Entries with chart source code:
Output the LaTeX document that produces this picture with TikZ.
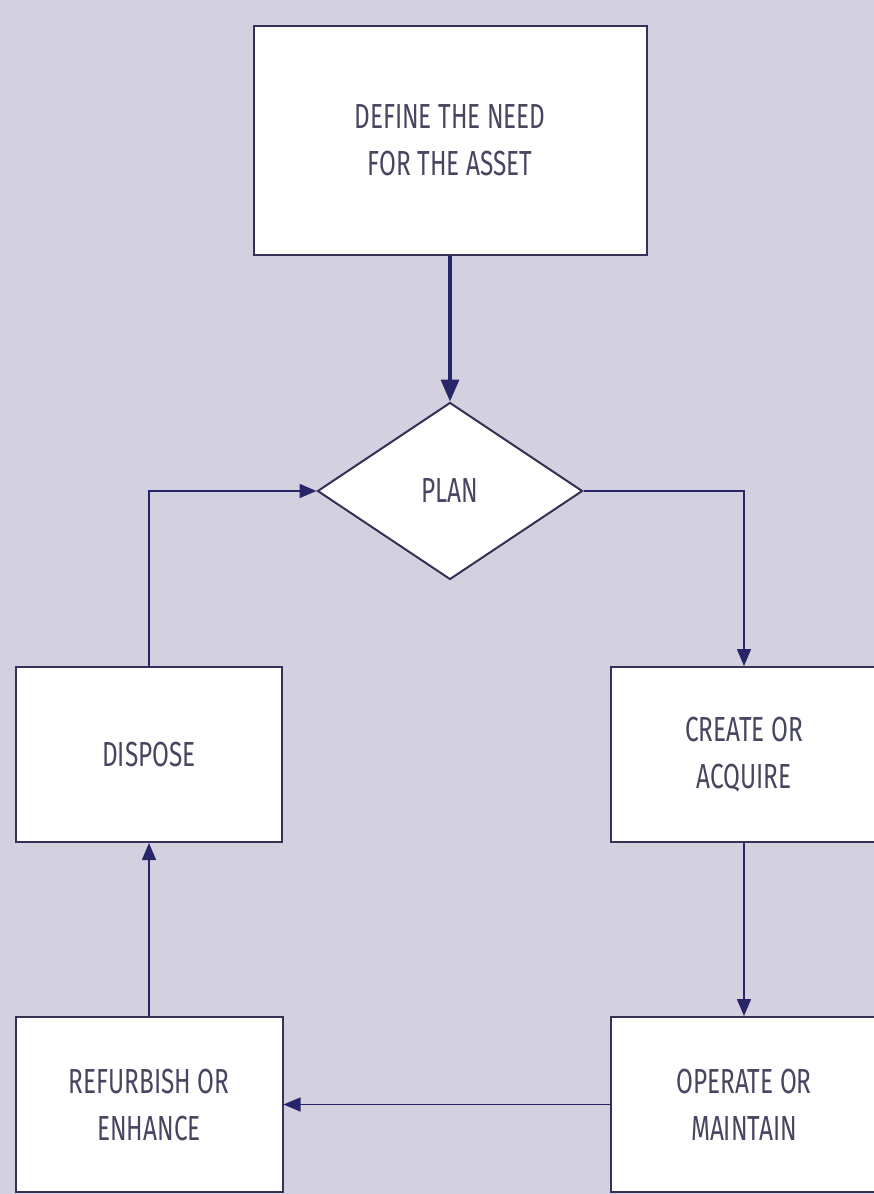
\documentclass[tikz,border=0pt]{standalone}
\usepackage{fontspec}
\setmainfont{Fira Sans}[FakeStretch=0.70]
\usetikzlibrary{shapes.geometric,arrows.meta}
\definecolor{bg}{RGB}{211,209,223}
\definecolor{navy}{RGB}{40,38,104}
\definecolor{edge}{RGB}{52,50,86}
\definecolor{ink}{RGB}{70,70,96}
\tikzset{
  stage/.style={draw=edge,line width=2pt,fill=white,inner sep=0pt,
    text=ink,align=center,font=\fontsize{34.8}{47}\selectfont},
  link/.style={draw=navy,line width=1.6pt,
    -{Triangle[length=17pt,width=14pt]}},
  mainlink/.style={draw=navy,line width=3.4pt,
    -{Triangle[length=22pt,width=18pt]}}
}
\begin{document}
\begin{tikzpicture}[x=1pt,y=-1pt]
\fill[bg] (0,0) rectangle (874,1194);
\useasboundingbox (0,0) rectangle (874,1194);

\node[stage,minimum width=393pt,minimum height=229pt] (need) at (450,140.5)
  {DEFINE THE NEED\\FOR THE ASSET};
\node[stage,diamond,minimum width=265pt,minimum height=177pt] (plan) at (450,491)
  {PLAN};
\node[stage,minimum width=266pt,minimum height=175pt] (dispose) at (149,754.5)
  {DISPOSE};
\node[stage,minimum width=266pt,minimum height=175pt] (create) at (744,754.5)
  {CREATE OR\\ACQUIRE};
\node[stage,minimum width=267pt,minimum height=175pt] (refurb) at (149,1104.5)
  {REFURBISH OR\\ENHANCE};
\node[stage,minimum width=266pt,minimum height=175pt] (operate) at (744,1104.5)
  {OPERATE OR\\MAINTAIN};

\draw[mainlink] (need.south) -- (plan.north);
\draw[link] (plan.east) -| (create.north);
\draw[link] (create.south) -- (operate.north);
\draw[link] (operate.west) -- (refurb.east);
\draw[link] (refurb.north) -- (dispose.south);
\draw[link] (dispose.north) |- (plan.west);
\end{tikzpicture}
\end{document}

* * *

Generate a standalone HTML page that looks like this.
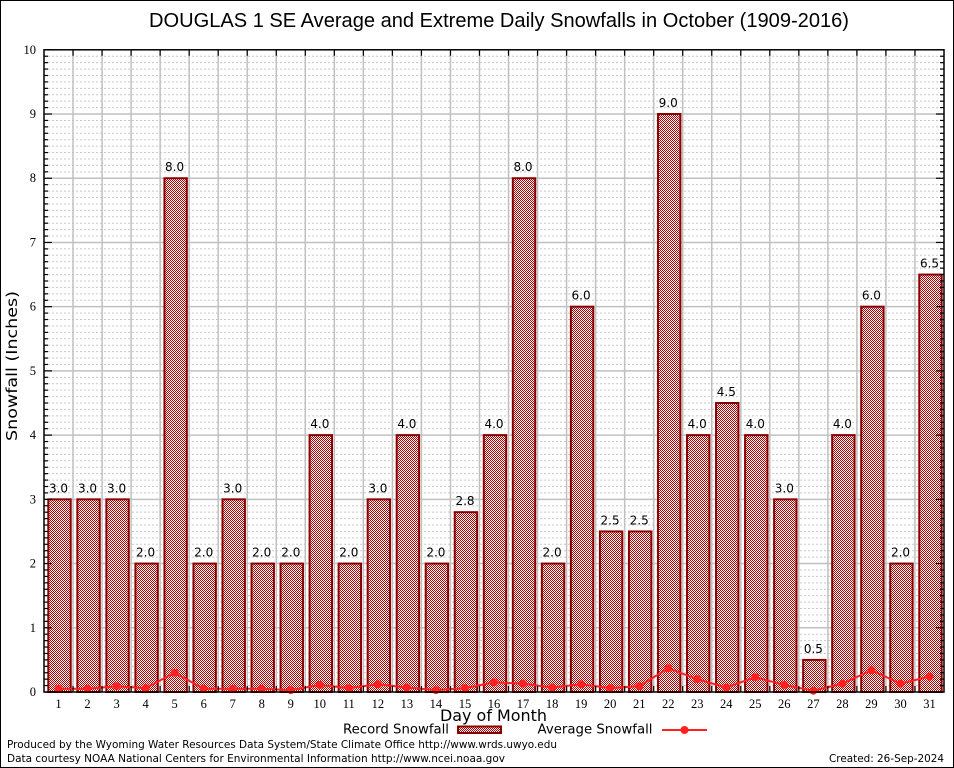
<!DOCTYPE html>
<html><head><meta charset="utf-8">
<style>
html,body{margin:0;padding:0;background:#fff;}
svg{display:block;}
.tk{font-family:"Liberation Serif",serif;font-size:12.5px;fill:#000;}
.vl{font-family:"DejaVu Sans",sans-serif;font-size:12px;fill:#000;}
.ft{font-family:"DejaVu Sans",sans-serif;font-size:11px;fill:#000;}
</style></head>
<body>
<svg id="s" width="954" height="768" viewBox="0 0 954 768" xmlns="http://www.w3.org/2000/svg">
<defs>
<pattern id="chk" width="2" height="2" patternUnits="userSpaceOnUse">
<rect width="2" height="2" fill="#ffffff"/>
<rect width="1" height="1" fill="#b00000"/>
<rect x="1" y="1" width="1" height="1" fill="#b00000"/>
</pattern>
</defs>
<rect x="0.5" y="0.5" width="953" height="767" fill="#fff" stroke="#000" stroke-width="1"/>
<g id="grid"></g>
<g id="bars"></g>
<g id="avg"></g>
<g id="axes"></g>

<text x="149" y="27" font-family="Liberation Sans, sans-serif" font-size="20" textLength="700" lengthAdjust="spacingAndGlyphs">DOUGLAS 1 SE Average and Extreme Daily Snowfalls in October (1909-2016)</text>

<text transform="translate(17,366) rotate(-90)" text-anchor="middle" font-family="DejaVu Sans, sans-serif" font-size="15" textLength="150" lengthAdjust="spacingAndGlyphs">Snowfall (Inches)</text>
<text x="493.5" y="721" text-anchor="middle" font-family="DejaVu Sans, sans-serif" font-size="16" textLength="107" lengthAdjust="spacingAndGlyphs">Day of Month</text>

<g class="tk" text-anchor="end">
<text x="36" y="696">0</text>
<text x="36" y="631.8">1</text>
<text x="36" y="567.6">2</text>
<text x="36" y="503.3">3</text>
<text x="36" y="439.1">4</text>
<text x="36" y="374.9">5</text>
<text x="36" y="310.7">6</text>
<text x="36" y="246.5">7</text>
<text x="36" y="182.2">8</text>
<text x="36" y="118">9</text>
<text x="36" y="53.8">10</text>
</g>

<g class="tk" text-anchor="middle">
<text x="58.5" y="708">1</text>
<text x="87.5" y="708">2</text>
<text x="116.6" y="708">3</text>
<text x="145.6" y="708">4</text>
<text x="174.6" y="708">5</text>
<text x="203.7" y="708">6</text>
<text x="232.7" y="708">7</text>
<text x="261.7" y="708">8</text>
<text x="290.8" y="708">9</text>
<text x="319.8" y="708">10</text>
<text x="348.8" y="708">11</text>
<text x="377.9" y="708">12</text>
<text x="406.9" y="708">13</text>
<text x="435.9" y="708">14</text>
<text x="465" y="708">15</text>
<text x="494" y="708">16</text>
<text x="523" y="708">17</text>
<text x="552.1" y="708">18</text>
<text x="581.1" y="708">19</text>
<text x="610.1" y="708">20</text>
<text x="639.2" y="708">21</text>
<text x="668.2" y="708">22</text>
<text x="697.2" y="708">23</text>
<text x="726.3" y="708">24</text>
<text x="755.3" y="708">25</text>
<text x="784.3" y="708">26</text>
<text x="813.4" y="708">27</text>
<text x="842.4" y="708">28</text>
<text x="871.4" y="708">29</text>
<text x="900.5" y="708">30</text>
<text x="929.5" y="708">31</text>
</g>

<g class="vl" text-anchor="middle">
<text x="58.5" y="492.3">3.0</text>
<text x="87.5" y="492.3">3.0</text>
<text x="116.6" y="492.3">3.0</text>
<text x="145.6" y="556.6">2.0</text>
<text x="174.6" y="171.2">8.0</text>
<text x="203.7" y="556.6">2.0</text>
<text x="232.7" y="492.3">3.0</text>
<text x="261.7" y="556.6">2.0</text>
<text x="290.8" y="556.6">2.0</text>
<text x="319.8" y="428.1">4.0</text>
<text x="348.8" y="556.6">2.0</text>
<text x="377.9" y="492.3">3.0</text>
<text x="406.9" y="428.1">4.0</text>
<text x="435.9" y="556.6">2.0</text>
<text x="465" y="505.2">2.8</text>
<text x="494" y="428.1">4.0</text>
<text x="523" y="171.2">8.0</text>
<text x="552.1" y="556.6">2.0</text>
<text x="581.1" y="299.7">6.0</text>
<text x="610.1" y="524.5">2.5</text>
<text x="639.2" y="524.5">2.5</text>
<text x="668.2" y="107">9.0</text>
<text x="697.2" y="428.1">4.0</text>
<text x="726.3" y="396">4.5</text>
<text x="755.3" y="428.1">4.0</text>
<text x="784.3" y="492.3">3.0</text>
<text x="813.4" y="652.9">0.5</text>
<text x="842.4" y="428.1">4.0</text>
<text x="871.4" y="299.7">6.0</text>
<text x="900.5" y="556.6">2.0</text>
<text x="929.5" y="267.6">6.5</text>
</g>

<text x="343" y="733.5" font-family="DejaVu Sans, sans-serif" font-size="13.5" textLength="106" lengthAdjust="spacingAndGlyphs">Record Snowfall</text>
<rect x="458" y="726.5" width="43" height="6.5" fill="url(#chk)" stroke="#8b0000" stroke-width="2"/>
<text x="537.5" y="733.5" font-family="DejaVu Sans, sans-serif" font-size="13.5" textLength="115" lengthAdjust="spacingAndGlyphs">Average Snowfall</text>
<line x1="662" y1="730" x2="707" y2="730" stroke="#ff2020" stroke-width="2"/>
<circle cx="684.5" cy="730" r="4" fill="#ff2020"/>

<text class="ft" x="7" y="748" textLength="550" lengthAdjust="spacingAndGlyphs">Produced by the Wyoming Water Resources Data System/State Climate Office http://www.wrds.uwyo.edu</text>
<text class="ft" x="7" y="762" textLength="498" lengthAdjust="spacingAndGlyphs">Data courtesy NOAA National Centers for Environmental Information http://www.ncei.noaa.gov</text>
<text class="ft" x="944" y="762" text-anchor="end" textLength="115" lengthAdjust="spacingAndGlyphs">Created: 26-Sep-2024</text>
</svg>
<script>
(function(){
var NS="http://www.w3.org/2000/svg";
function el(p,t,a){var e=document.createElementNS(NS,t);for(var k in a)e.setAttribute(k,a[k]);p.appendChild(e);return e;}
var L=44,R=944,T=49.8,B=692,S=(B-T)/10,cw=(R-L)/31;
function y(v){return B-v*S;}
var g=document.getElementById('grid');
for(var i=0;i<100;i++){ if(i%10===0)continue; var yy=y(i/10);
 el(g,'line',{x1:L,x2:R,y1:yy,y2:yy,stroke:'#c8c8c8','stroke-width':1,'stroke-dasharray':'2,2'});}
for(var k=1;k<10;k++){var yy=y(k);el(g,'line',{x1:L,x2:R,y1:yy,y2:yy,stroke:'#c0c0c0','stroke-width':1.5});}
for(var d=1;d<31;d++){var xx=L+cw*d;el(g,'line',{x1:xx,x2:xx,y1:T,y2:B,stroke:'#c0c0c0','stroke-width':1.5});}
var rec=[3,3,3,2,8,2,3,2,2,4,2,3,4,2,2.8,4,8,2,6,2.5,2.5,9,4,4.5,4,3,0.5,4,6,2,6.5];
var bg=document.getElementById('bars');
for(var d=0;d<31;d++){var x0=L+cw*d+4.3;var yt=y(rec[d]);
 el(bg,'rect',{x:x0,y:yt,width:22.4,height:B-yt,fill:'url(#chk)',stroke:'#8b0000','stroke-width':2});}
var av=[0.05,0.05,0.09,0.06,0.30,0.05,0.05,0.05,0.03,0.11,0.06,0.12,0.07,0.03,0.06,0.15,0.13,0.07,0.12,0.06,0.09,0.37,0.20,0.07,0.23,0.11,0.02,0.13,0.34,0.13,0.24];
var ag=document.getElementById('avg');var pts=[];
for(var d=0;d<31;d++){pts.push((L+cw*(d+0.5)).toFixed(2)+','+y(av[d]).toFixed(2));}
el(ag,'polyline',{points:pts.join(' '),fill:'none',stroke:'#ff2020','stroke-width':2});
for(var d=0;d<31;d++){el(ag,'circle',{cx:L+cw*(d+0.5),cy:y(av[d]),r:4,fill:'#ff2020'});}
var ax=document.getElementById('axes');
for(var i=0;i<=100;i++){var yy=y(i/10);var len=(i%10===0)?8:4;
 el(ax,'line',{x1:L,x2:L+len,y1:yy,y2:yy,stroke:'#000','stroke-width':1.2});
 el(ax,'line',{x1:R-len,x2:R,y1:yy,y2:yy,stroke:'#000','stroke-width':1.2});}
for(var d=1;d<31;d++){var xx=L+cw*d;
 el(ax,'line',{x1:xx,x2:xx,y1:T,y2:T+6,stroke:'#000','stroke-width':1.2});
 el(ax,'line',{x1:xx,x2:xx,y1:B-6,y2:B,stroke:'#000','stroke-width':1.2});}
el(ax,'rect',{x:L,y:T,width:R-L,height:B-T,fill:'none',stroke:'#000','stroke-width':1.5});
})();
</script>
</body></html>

TASK INSTRUCTIONS -> Using the records above, find and show each line with the string "that".

SOLUTION TO THIS TASK ->
Output the LaTeX document that produces this picture with TikZ.
Generate a standalone HTML page that looks like this.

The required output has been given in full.